На следующий день преподаватель отправился на работу, а Анна с трудом натянула его старую футболку с шортами и выудила из кладовой ведро. Вымыла подоконники, кафель, полы. Залезла в каждую щель и нишу. Ближе к пяти, уставшая и проголодавшаяся, вышла во двор, оказавшись на детской площадке с горкой стерильного песка и двумя качелями. Уселась на одни из них и начала раскачиваться, медленно приходя в себя, покуда не услышала скрип:
– Если вы тотчас не подниметесь, я вынужден буду сообщить куда следует!
Анна подскочила и огляделась. На балконе среди кадок с базиликом и помидорами сидел полутруп-получеловек, видимо, принимавший участие еще в Первой мировой войне. Дедуля наблюдал за порядком с помощью вмонтированных зеркал и днями напролет находился на посту.
Вторая неприятность произошла на следующий день. В доме Алекса существовало правило – по очереди мыть лестничную клетку, и на стене даже болтался начерченный от руки график. Дождавшись своей очереди, Анна засучила рукава, трижды сменила воду, добавив в последнюю, самую чистую несколько капель духов, отполировала перила и даже смахнула пыль с лампочки. Когда с чувством выполненного долга вернулась в квартиру, в дверь постучали. На пороге стояла пожилая фрау и мелко трясла гелиевым подбородком, обвислыми щеками и даже животом. Поздоровавшись, сделала замечание насчет пола. Девушка, невзирая на занемевший язык, ответила:
– Пол очень чистый.
Мадам в сердцах топнула полной ногой в наглухо закрытых туфлях:
– Он влажный! Понимаете? Если я поскользнусь, упаду и сломаю шейку бедра, вы будете платить за лечение, операцию, реабилитацию!
На этом мадам величественно развернулась и медленно поднялась на свой этаж, а девушка поднесла руку ко рту и зажала его изо всех сил. Метнулась в прихожую, набросила куртку и отправилась бродить улицами Пассау.
Город больше не казался упоительно гридеперлевым, и внезапно всплыли все рапирные моменты. Статистические данные о том, что эмиграция и смерть близкого занимают высшую точку в шкале стресса, то есть 100 баллов, непонимание местных женщин, предпочитающих детям собак и массовое демонстративное сморкание. Всякий раз, когда девушка едва касалась губами деликатной пенки на капучино, рядом кто-то выуживал клетчатый парашютный платок и всласть сморкался. Подобное происходило всюду: в офисах, ресторанах, на лекциях. За рождественским столом и поминальным. Анна испытывала дискомфорт в абсолютно нагих местных банях и в ситуациях суровой экономии воды и электричества. В подобные минуты Алекс из возлюбленного превращался в монстра:
– Спустись с небес! Квартплата – это одна треть зарплаты. Посему, выпив кофе, не спеши мыть чашку. Из нее можно еще не раз выпить тот же кофе за ужином. И хватит вытирать рот целой салфеткой! Сколько тебе повторять – их нужно разрезать ножницами!
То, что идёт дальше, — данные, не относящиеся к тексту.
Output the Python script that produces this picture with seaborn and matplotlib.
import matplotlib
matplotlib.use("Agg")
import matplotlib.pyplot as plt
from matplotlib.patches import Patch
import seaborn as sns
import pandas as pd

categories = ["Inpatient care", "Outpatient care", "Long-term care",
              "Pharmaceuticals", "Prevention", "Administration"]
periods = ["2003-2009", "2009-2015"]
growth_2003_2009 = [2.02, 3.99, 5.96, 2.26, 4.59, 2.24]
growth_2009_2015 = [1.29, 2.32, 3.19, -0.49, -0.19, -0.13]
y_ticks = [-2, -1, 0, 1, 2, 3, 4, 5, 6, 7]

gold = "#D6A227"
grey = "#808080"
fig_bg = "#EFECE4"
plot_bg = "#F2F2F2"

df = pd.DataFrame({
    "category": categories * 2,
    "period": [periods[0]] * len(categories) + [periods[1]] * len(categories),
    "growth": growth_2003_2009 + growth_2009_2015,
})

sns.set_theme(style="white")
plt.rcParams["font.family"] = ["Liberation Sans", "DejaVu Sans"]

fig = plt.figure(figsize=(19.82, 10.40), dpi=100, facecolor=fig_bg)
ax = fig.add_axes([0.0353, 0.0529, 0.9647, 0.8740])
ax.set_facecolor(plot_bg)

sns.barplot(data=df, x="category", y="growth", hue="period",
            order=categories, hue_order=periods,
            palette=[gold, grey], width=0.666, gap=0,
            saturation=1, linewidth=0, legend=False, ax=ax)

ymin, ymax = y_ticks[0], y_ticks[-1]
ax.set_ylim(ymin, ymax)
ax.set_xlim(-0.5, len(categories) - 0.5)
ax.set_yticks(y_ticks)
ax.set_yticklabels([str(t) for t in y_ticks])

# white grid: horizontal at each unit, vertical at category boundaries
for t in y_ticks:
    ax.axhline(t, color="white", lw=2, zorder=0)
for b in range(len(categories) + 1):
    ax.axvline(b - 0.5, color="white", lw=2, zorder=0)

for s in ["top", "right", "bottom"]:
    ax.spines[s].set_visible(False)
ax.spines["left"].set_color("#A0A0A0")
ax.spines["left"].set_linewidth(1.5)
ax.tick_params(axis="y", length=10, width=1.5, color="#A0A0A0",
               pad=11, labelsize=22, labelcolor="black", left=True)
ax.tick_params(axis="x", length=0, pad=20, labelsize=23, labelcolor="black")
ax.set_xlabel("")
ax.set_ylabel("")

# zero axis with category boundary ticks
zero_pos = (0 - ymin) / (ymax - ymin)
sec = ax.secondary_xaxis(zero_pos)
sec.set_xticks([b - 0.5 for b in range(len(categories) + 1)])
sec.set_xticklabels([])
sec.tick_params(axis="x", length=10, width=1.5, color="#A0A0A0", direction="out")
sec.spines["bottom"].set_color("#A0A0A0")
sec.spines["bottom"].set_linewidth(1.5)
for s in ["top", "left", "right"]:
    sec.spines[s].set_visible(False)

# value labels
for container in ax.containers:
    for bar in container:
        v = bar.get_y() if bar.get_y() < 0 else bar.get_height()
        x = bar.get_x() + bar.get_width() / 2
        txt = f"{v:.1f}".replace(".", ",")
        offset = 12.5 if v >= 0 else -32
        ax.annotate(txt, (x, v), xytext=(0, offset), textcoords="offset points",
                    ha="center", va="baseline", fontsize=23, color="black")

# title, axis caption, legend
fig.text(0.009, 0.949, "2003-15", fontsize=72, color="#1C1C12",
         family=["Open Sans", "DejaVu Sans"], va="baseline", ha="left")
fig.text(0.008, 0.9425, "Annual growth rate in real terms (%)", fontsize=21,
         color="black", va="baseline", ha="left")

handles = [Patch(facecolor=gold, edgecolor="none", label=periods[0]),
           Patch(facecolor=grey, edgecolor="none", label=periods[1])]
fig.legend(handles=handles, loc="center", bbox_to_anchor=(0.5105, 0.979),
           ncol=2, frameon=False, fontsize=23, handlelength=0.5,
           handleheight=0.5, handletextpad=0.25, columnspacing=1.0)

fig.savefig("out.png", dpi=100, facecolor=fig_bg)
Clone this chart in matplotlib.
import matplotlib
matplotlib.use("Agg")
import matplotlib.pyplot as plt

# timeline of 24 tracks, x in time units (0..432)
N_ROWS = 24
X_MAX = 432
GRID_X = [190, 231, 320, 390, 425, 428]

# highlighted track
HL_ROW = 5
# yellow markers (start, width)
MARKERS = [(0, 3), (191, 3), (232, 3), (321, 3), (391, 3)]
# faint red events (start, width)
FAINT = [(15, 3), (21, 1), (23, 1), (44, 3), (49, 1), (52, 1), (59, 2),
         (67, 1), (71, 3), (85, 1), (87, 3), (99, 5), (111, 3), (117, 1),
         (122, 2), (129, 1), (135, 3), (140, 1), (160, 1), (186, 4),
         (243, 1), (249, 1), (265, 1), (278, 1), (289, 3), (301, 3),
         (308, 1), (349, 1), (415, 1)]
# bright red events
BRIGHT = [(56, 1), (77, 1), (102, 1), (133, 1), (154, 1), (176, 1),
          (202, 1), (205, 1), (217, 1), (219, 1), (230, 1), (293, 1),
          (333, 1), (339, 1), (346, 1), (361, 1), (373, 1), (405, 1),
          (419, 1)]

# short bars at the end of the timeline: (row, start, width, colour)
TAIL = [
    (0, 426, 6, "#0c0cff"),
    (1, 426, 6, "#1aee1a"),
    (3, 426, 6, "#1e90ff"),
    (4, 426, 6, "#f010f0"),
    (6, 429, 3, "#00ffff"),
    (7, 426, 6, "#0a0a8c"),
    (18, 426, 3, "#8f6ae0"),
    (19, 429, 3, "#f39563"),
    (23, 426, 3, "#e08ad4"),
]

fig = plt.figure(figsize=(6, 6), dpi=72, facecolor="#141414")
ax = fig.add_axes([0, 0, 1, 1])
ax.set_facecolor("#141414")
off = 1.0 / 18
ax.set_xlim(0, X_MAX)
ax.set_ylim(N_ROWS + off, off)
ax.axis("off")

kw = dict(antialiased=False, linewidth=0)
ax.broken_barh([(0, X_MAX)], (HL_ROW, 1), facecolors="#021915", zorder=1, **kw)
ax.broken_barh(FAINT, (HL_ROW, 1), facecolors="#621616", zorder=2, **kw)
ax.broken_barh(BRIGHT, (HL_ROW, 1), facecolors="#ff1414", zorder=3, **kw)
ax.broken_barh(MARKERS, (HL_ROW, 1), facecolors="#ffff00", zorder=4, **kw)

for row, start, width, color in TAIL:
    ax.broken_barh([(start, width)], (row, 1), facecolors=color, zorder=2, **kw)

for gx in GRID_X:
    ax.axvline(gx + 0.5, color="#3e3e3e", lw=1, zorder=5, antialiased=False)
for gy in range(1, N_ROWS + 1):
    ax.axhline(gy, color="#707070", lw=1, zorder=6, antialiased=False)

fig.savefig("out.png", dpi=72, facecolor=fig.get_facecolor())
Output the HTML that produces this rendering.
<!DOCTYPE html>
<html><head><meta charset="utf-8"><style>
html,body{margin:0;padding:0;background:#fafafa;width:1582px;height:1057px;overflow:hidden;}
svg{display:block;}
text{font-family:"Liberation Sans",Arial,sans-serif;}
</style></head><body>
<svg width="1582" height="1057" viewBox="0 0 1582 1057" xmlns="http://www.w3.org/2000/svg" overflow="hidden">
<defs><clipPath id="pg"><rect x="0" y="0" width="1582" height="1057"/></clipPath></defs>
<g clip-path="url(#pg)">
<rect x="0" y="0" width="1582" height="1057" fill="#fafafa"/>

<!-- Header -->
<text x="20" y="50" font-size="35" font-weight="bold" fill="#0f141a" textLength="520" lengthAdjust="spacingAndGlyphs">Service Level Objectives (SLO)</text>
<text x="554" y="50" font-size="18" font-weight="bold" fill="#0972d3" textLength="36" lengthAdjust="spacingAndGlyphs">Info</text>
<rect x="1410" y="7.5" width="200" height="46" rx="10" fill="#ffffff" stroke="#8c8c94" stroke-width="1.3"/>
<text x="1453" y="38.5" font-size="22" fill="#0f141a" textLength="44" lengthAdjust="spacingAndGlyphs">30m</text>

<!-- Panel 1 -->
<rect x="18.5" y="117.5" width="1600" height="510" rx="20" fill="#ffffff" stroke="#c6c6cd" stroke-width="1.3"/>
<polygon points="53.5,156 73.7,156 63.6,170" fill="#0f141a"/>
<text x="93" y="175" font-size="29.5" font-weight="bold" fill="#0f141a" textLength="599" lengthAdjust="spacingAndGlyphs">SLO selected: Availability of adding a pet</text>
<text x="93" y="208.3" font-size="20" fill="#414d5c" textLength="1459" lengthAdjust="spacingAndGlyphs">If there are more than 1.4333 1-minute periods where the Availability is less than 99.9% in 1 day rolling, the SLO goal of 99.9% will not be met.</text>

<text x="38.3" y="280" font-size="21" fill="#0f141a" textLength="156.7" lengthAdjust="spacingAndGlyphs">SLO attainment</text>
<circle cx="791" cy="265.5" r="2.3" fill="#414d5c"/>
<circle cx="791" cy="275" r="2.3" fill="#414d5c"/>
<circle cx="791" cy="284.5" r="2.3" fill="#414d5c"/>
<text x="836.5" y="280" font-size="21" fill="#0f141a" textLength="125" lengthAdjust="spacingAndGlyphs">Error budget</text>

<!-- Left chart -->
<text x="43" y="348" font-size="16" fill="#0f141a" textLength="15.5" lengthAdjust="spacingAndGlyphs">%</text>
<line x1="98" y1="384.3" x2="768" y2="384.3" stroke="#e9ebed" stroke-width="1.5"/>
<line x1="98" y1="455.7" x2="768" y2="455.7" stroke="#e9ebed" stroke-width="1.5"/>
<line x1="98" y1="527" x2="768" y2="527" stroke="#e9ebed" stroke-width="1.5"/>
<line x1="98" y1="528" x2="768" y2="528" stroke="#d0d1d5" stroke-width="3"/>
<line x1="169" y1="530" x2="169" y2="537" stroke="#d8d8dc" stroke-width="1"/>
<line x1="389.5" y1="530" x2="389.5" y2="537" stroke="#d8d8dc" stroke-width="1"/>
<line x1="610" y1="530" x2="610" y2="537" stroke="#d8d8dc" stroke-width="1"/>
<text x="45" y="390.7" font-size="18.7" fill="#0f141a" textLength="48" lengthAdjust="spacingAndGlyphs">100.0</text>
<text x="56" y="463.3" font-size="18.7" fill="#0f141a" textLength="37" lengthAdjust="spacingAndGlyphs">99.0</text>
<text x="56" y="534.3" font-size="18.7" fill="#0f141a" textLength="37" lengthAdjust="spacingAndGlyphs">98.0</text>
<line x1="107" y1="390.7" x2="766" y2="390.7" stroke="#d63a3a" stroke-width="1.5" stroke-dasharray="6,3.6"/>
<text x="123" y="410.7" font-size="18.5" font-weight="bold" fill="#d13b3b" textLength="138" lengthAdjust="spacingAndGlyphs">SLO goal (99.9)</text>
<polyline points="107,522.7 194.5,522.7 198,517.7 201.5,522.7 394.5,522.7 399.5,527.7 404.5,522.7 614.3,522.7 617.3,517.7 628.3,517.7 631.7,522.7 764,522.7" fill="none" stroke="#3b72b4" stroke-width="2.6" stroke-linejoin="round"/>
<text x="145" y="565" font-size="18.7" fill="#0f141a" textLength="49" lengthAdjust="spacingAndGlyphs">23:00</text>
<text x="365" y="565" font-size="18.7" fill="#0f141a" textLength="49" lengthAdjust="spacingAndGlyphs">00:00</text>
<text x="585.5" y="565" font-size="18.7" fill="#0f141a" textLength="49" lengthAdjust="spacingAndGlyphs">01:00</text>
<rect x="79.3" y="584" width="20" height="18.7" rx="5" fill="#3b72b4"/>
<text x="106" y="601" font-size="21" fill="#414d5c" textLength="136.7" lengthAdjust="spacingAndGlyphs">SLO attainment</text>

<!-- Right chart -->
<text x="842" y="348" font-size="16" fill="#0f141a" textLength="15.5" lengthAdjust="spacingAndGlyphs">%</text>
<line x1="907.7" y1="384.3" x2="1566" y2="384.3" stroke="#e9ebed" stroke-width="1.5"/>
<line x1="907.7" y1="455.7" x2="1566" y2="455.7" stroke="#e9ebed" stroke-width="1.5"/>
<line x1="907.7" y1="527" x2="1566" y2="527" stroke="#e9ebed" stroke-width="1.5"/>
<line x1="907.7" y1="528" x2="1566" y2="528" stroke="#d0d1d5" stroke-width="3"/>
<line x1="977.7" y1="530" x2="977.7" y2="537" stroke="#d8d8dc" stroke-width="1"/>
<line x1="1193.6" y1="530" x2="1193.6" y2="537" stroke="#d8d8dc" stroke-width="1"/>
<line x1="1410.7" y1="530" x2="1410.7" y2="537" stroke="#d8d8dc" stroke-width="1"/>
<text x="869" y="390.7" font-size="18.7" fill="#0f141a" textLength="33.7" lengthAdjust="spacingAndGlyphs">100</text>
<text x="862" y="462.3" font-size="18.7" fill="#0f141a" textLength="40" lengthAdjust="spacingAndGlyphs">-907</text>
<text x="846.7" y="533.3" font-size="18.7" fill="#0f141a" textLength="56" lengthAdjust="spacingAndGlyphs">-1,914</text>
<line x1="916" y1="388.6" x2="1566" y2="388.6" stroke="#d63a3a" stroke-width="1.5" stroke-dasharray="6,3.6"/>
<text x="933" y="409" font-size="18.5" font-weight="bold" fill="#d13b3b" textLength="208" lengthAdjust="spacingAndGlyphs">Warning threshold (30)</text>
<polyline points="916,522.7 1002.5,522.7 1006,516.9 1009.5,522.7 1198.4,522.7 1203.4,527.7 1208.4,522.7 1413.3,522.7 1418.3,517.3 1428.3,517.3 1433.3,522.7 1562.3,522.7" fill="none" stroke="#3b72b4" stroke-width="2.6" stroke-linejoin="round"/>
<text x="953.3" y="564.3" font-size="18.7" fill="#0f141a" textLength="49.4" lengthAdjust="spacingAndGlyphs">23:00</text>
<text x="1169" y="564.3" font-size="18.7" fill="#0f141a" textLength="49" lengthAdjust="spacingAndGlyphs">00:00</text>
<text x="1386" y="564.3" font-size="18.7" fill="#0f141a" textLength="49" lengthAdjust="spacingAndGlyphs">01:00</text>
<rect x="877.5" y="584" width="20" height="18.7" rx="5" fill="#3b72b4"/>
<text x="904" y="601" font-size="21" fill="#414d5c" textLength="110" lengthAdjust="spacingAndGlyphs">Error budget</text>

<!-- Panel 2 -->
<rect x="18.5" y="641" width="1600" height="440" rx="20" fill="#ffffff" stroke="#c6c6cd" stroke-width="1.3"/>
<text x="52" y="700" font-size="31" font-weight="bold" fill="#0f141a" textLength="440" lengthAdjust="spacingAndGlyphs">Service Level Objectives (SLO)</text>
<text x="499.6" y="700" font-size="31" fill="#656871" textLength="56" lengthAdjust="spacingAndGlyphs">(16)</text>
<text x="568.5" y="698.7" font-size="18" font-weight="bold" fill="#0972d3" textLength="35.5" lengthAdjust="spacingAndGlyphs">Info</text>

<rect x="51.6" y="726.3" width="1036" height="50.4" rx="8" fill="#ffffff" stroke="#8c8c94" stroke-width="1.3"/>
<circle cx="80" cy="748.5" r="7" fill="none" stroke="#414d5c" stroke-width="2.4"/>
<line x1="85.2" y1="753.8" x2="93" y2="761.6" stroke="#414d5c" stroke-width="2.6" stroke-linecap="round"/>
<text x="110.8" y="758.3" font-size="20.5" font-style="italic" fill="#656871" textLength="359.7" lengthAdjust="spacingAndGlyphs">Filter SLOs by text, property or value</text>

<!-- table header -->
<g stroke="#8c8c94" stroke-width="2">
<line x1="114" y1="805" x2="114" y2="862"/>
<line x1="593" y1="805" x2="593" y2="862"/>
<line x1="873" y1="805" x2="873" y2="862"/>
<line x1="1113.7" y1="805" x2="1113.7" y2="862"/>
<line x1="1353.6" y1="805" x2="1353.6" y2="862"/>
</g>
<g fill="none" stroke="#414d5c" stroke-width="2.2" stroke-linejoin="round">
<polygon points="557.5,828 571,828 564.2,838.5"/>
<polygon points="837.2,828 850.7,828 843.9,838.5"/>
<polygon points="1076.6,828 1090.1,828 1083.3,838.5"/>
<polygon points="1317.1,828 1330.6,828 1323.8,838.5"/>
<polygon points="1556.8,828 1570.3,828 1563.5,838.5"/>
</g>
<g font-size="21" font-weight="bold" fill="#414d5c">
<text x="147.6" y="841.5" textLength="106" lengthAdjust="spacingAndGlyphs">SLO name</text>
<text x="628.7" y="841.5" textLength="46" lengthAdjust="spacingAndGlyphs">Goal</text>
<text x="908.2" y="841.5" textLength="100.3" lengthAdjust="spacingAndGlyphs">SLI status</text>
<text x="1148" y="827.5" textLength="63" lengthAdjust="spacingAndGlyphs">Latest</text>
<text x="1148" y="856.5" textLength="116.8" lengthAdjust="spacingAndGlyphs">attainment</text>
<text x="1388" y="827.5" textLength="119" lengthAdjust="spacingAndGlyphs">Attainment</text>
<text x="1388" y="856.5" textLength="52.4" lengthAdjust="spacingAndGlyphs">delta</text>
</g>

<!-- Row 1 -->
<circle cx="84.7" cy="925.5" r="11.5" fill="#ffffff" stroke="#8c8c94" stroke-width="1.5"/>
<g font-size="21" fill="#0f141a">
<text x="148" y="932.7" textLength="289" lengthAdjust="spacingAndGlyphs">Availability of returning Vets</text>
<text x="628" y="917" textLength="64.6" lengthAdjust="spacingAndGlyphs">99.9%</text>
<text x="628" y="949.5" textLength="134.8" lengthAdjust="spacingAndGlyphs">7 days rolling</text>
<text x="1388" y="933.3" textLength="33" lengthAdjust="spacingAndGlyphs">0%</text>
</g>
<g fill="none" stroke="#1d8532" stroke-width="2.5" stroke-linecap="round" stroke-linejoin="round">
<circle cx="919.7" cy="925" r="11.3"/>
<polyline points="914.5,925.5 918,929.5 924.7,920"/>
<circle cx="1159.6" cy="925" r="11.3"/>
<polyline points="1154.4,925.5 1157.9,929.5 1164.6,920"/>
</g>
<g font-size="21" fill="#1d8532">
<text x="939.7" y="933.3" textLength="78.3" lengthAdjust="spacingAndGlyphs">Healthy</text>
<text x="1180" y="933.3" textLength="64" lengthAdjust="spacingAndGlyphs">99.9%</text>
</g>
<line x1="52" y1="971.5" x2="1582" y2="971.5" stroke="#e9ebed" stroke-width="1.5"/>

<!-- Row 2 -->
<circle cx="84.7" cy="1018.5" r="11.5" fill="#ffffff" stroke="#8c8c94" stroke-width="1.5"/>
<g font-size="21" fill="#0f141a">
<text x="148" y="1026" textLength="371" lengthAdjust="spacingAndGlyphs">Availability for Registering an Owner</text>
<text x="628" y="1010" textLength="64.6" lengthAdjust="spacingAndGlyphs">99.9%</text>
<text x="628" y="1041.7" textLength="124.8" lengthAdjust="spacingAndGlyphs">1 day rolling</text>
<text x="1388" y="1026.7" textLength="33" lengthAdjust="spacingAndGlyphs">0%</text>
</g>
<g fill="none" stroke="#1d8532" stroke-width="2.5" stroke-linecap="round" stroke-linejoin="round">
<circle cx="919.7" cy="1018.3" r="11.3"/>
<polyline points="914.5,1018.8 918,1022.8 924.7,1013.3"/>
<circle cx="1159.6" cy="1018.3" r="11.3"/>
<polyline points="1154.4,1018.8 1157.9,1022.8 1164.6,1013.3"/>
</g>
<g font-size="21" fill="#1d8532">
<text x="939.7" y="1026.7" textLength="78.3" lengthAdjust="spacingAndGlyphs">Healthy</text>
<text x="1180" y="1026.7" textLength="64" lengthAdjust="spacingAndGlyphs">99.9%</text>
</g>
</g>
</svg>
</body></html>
Молодой человек бегал по периметру гостиной и заводился еще больше:
– Объясни, почему вчера перешла дорогу на красный свет?
– Не было ни одной машины.
– А какое это имеет значение? Есть закон.
У него хранились данные за последние десять лет о расходе электричества, а в ее семье практиковали специальный магнит, замедляющий счетчик. Алекс запускал посудомоечную машину не чаще трех раз в месяц и предлагал принимать душ через день, а Анна любила плескаться, не считая кубометры, утром, днем и вечером. Преподаватель заставлял ее искать скидки, а она привыкла покупать понравившийся товар, а не уцененный. Его учили экономить чуть ли не с детского сада, а в ее семье жили сегодняшним днем. По Алексу можно было сверять цезиевые часы, а она несколько раз опаздывала на поезд.
Парень делал все фундаментально и основательно, а девушка на глаз пекла пироги, кроила шторы и разводила обойный клей. Он хранил белые носки отдельно от черных, а у Анны они лежали вместе с трусами, майками и колготами. Парень безоговорочно верил своему правительству, а у них каждое семейное застолье заканчивалось головомойкой министра обороны или здравоохранения. Алекс поддерживал идеологию чайлдфри, опираясь на подсчеты Федерального статистического ведомства, в которых черным по белому говорилось: содержание одного малыша от рождения и до совершеннолетия обходится в сто тридцать тысяч евро, а Анна обожала детей и даже представить не могла своего отца, вооруженного калькулятором и на полном серьезе подсчитывающего, на какую сумму его дочь сносила рейтуз и наела хлеба с маслом.